◆ **RECORDS PROVIDED**
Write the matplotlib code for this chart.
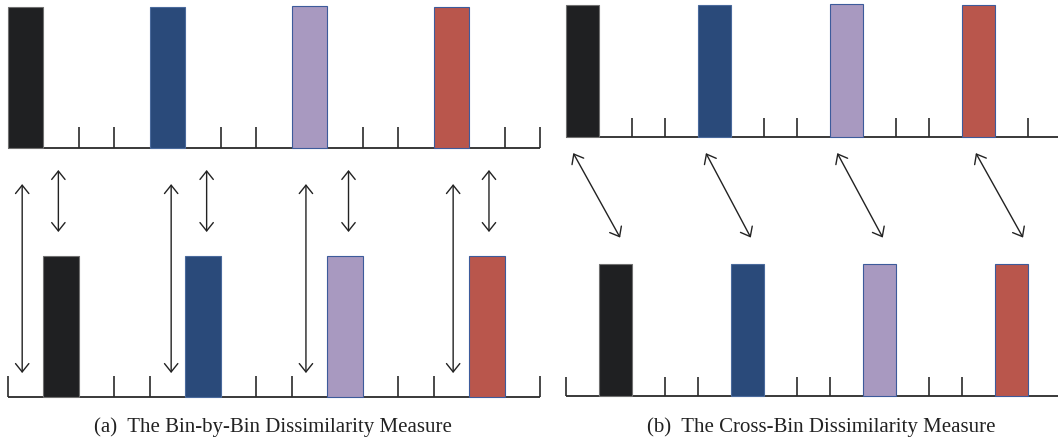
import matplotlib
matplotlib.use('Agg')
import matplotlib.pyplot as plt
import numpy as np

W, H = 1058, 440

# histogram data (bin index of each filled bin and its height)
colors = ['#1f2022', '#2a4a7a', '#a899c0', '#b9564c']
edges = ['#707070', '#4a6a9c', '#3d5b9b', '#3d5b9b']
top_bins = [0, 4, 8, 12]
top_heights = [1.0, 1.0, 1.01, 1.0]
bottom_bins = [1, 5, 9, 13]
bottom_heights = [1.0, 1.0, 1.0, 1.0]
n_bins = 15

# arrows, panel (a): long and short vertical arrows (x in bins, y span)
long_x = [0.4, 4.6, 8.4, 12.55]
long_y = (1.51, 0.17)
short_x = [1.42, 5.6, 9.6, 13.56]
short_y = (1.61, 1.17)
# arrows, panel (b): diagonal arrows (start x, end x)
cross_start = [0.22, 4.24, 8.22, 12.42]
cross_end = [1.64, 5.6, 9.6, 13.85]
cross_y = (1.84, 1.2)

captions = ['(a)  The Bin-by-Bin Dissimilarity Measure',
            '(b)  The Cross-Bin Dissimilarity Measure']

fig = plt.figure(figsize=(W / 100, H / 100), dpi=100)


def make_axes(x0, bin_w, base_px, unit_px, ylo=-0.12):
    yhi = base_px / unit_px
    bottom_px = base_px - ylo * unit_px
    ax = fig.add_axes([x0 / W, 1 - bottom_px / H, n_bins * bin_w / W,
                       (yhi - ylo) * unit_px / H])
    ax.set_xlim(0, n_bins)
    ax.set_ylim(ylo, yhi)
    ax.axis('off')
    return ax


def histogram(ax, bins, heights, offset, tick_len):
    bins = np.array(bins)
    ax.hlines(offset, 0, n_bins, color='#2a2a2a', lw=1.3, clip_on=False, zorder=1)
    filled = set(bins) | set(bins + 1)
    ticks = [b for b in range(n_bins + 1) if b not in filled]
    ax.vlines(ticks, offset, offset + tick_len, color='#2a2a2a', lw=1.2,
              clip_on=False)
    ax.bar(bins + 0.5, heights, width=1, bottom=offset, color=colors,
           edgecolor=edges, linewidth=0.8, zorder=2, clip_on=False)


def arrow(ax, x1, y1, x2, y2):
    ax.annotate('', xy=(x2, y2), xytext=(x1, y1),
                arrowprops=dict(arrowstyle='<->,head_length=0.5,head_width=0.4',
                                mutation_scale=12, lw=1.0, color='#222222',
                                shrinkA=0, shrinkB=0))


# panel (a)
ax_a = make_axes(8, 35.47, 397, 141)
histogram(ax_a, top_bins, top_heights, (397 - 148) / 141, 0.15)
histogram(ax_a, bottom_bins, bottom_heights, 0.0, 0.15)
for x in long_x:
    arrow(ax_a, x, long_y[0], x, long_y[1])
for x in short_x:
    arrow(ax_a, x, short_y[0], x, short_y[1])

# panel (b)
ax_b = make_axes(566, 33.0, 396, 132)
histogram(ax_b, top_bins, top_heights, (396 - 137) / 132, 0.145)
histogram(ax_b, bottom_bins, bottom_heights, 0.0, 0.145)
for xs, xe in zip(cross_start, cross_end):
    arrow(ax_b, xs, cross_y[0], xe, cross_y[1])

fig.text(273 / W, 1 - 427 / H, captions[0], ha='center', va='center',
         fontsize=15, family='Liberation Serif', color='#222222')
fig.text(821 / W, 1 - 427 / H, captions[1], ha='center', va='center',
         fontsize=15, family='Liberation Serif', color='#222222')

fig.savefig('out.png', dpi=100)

---

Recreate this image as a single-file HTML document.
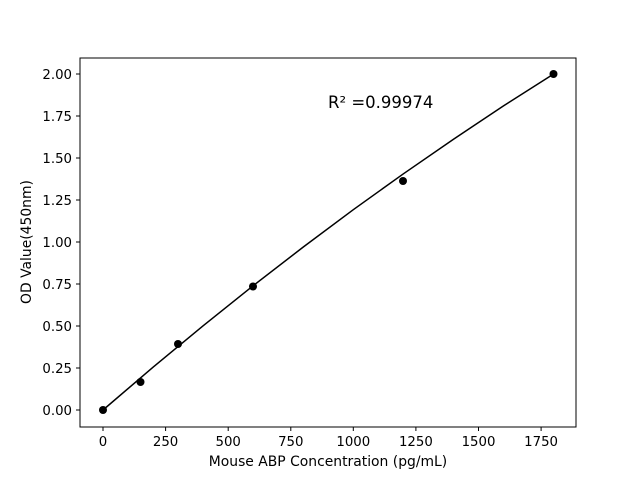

* * *

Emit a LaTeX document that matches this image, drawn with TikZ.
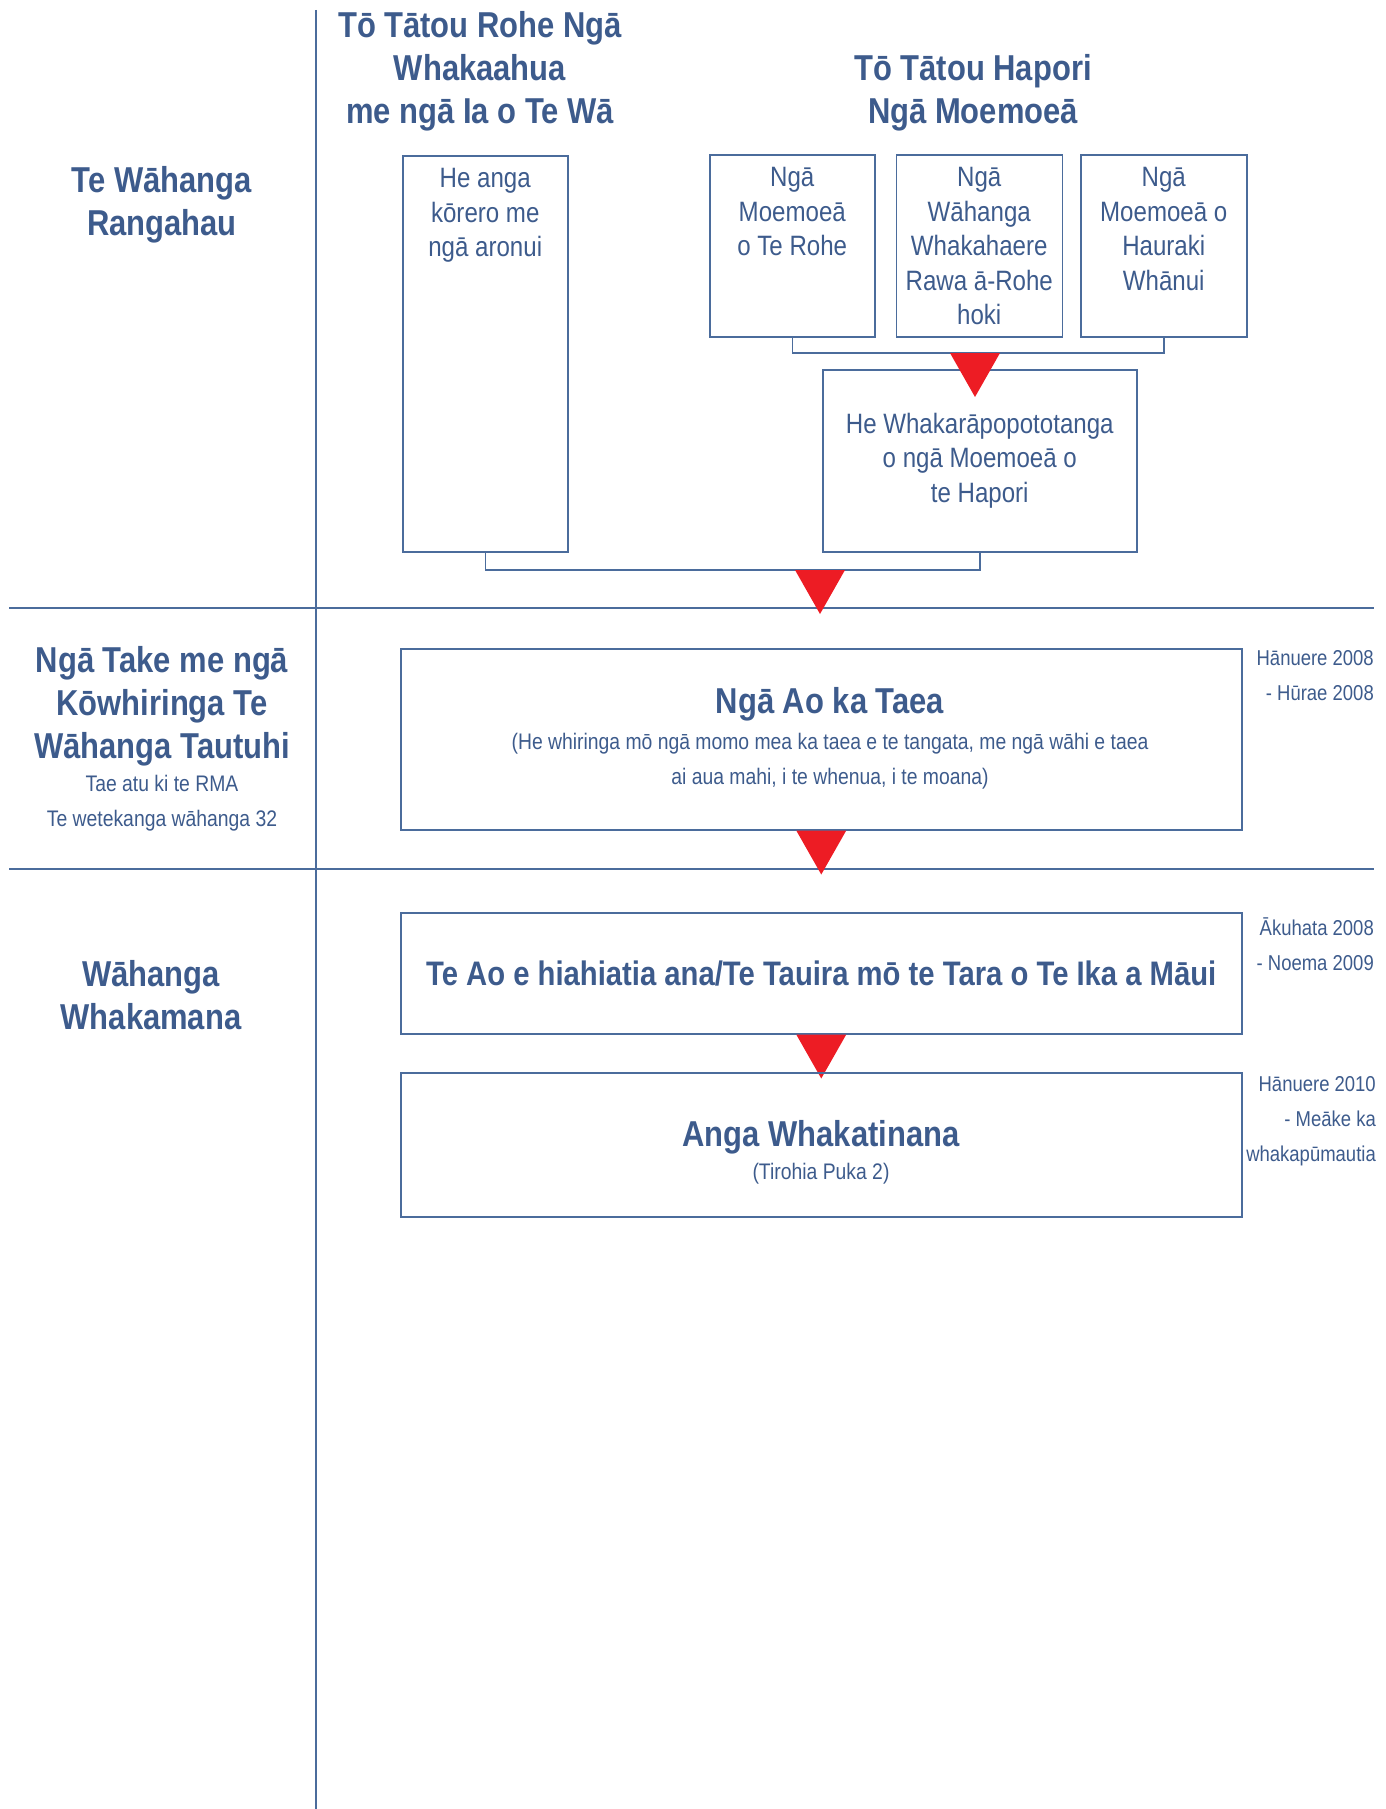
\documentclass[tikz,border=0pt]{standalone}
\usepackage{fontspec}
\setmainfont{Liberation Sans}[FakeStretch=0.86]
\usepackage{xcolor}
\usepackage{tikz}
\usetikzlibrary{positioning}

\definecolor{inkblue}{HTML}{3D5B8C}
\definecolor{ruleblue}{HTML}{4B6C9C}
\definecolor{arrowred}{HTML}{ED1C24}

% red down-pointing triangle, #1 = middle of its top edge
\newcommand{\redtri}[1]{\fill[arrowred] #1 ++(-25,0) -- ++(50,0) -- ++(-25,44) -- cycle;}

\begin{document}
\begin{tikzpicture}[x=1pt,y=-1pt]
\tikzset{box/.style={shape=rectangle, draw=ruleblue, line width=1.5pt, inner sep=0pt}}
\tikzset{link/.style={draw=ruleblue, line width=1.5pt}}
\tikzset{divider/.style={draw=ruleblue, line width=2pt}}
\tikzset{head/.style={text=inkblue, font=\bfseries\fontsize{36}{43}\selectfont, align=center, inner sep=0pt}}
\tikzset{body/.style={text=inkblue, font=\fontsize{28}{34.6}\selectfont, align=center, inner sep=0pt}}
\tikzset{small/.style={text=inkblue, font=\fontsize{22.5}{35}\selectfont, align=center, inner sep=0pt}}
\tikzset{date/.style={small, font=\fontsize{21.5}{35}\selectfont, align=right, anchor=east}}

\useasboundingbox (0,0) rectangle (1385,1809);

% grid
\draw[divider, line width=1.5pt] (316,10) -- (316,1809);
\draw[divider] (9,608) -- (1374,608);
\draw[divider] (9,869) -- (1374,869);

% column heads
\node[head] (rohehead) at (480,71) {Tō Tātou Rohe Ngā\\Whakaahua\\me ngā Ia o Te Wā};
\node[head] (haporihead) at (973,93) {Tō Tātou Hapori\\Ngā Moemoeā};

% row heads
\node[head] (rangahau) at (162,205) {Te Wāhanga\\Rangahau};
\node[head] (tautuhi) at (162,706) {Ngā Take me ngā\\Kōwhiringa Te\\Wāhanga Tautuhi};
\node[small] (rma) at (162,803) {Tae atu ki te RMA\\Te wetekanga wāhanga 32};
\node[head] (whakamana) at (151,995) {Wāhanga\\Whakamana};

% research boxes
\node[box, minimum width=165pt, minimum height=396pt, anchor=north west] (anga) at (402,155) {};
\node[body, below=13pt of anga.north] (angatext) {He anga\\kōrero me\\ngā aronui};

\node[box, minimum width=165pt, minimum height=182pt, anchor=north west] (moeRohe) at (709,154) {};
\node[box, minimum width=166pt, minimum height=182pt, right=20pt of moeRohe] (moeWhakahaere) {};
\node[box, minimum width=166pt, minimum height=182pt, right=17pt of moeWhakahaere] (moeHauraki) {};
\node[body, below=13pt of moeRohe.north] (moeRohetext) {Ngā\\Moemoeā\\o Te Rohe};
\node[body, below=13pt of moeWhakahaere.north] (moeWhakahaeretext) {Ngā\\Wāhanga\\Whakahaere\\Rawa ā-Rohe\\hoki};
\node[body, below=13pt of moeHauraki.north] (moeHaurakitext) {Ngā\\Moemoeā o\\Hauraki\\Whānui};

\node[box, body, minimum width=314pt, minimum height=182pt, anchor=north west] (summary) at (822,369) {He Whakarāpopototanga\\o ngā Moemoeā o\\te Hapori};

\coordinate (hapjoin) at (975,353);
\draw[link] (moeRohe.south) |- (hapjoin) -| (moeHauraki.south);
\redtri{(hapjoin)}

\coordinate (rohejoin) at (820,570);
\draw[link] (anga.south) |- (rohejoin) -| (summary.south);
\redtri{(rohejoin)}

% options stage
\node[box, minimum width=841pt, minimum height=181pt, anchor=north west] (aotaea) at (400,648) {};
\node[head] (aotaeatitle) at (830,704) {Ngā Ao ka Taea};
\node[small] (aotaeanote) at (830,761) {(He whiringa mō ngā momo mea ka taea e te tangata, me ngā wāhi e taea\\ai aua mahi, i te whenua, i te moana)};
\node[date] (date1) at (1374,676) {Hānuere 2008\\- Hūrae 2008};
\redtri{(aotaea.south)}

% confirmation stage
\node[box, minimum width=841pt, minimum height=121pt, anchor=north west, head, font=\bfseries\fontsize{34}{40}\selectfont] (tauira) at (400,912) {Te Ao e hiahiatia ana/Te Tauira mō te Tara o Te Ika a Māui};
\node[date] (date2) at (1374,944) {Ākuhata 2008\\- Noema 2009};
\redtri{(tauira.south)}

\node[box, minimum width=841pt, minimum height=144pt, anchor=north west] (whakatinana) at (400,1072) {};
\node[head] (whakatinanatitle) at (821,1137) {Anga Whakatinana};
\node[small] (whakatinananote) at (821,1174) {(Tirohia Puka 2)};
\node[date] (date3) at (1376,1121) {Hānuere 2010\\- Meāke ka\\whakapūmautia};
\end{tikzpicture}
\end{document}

◆ **OBJECTIVE**
Look above and copy only the lines from the one holding "Write the matplotlib code for this chart." to the one holding "W, H = 1058, 440", both included, exactly, minus the pictures.

◆ **FINAL RESULT**
Write the matplotlib code for this chart.
import matplotlib
matplotlib.use('Agg')
import matplotlib.pyplot as plt
import numpy as np

W, H = 1058, 440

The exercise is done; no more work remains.